The center, located at the east side of Weeksville’s landscape, on Buffalo, St. Marks and Bergen corners, embraces an extraordinary history of triumph and perseverance in the form of four buildings and 1.5 acres of outdoor landscape (on the west), the remnants of the largest and perhaps oldest self-sufficient pre-Civil War village — formed nearly two hundreds years ago.
The New York City Department of Cultural Affairs, the City Council and the Brooklyn Borough President’s office provided funding for the $34 million dollar project.
“Today, we celebrate not only the completion of this beautiful new building, but the fulfillment of a vision for Weeksville Heritage Center as a nationally-significant center for African American history and culture,” said Timothy Simons, chair of the Weeksville board of directors.
“Weeksville is a unique and essential part of the story of the African Diaspora, and this new facility will not only preserve that history, but also activate it,” Mr. Simons’ remarks reminded some of us of the pennies collected by children 45 years ago to keep Weeksville moving along to its renaissance of today.
According to the press release, the “light-filled building features state of the art exhibition, performance and educational facilities. The main lobby leads to a 700-square foot gallery, a lecture and performance space for 200 visitors, classrooms for community education and a resource center for visiting scholars. Administrative offices are to be located on the second floor, and the cellar will include archival storage space as well as a studio for recording oral histories.”
Pamela Green, WHC’s former executive director, says in the press release: “inspired by Joan Maynard and the founders of Weeksville, we knew that we had to not only preserve this historical treasure, but continue to tell the story of the African American experience and write entirely new chapters with the help of the next generation.”
It was Maynard who saw the value in the remnants of the 19th century thriving Brooklyn settlement of early African Americans. She helped launch the serious effort to transform them into a museum for public education. The Weeksville Society, which Ms. Maynard directed, continuous to mount exhibits, and offer educational programs and tours. In celebration of this 175th anniversary year of the founding of Weeksville by James Weeks, a free African American from Virginia, Our Time Press will run recurring Weeksville-legacy stories from our archives ongoing through the official opening of the Center to the public in Spring 2014.

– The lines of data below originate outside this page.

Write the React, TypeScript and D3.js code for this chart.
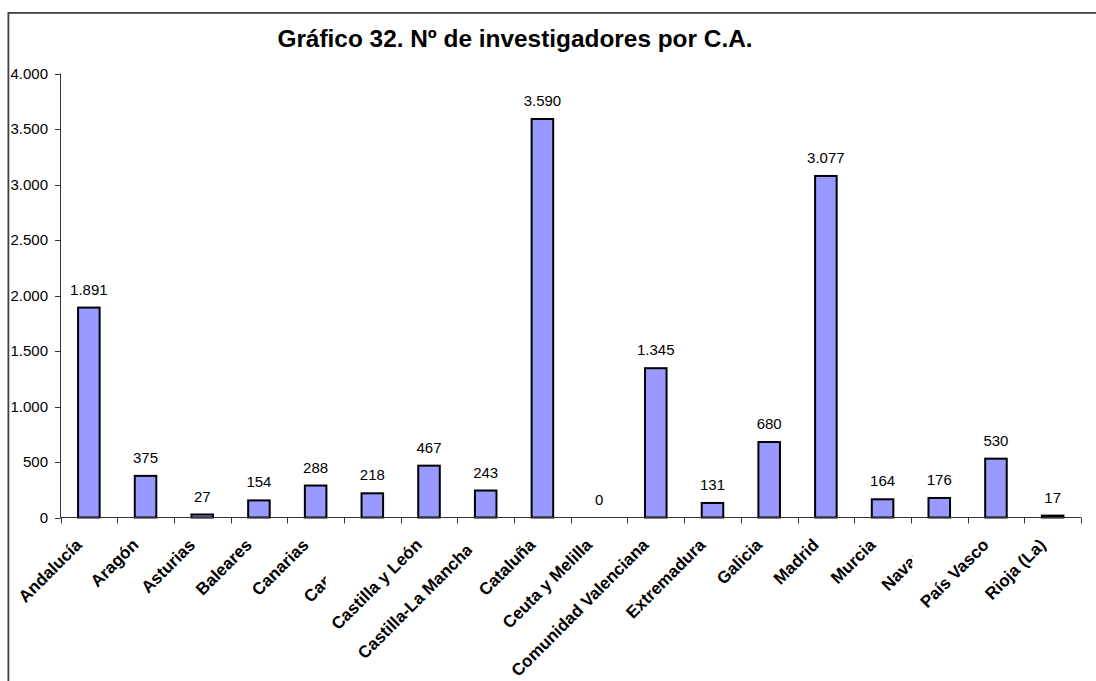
import React from 'react';
import * as d3 from 'd3';

const categories = [
  'Andalucía', 'Aragón', 'Asturias', 'Baleares', 'Canarias', 'Cantabria',
  'Castilla y León', 'Castilla-La Mancha', 'Cataluña', 'Ceuta y Melilla',
  'Comunidad Valenciana', 'Extremadura', 'Galicia', 'Madrid', 'Murcia',
  'Navarra', 'País Vasco', 'Rioja (La)',
];
const values = [1891, 375, 27, 154, 288, 218, 467, 243, 3590, 0, 1345, 131, 680, 3077, 164, 176, 530, 17];
const yTicks = [0, 500, 1000, 1500, 2000, 2500, 3000, 3500, 4000];
const title = 'Gráfico 32. Nº de investigadores por C.A.';

// styling: clipped (overlapping) category labels, as in the original rendering
const labelClip: Record<string, number> = { 'Cantabria': -46.7, 'Castilla-La Mancha': -13.4, 'Navarra': -27 };
const labelShift: Record<string, [number, number]> = { 'Castilla-La Mancha': [-6, 5], 'Cantabria': [0, 2], 'Navarra': [0, 1] };

const W = 1096, H = 681;
const FONT = 'Arial, "Liberation Sans", sans-serif';

export default function App() {
  const x = d3.scaleBand<string>().domain(categories).range([60.5, 1081]).padding(0);
  const y = d3.scaleLinear().domain([0, 4000]).range([517.5, 73.5]);
  const loc = d3.formatLocale({ decimal: ',', thousands: '.', grouping: [3], currency: ['', '€'] });
  const fmt = loc.format(',d');
  const step = x.step();
  const barW = step * 0.38;
  const y0 = y(0);

  return (
    <svg width={W} height={H} style={{ position: 'absolute', left: 0, top: 0, background: '#fff' }} fontFamily={FONT}>
      <defs>
        {categories.map((c, i) =>
          labelClip[c] !== undefined ? (
            <clipPath id={`clip${i}`} key={c} clipPathUnits="userSpaceOnUse">
              <rect x={0} y={0} width={(x(c)! + step / 2) + labelClip[c]} height={H} />
            </clipPath>
          ) : null
        )}
      </defs>
      {/* frame */}
      <rect x={8.4} y={12.9} width={W} height={H} fill="none" stroke="#404040" strokeWidth={1.8} />
      {/* title */}
      <text x={515} y={47} textAnchor="middle" fontWeight="bold" fontSize={24.4} fill="#000">{title}</text>

      {/* bars */}
      {categories.map((c, i) => {
        const v = values[i];
        const cx = x(c)! + step / 2;
        return (
          <g key={c}>
            {v > 0 && (
              <rect x={cx - barW / 2} y={y(v)} width={barW} height={y0 - y(v)} fill="#9999FF" stroke="#000" strokeWidth={2} />
            )}
            <text x={cx} y={y(v) - 13} textAnchor="middle" fontSize={15} fill="#000">{fmt(v)}</text>
          </g>
        );
      })}

      {/* y axis */}
      <line x1={60.5} x2={60.5} y1={73.5} y2={y0} stroke="#333" strokeWidth={1} />
      {yTicks.map(t => (
        <g key={t}>
          <line x1={55} x2={60.5} y1={Math.round(y(t)) + 0.5} y2={Math.round(y(t)) + 0.5} stroke="#333" strokeWidth={1} />
          <text x={48} y={y(t)} dy="0.35em" textAnchor="end" fontSize={15} fill="#000">{fmt(t)}</text>
        </g>
      ))}

      {/* x axis */}
      <line x1={60.5} x2={1081} y1={y0} y2={y0} stroke="#333" strokeWidth={1} />
      {categories.concat(['__end']).map((c, i) => {
        const tx = Math.round(60.5 + step * i) + 0.5;
        return <line key={'t' + i} x1={tx} x2={tx} y1={y0} y2={y0 + 6} stroke="#333" strokeWidth={1} />;
      })}
      {categories.map((c, i) => {
        const cx = x(c)! + step / 2;
        const sh = labelShift[c] || [0, 0];
        const px = cx - 6 + sh[0];
        const py = 546 + sh[1];
        return (
          <g key={'l' + c} clipPath={labelClip[c] !== undefined ? `url(#clip${i})` : undefined}>
            <text
              transform={`translate(${px},${py}) rotate(-45)`}
              textAnchor="end"
              fontWeight="bold"
              fontSize={17}
              fill="#000"
            >
              {c}
            </text>
          </g>
        );
      })}
    </svg>
  );
}
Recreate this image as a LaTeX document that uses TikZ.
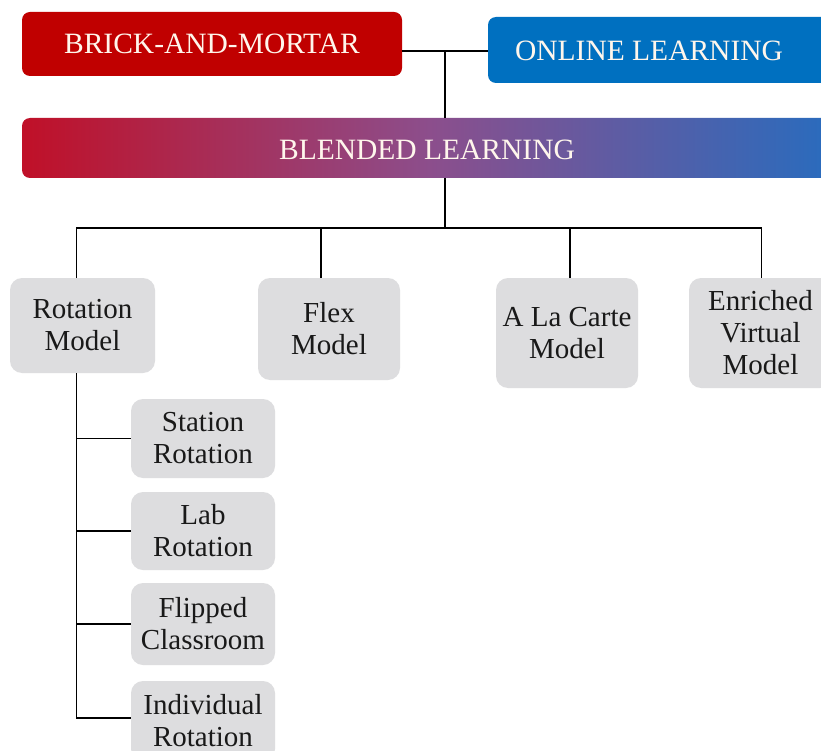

Students of The Weeksville School/P.S. 243, enlisted on the site with the permission of Principal Karen Hambright-Glover as student field reporters for Our Time Press, will launch the series. They will report on yesterday’s events in next week’s paper.
Of note: After the abolition of slavery in New York State in 1827, James Weeks, a free African American from Virginia, purchased land in the area now known as Bedford Stuyvesant. By mid-century the area was officially known as “Weeksville.” Institutions anchored the residential settlement, too, such as the Bethel Tabernacle AME Church, the Berean Missionary Baptist Church, and “Colored School #2 of Weeksville.” The four cottages at 1698-1708 Bergen Street are New York City landmarks and are listed in the National Register of Historic Places.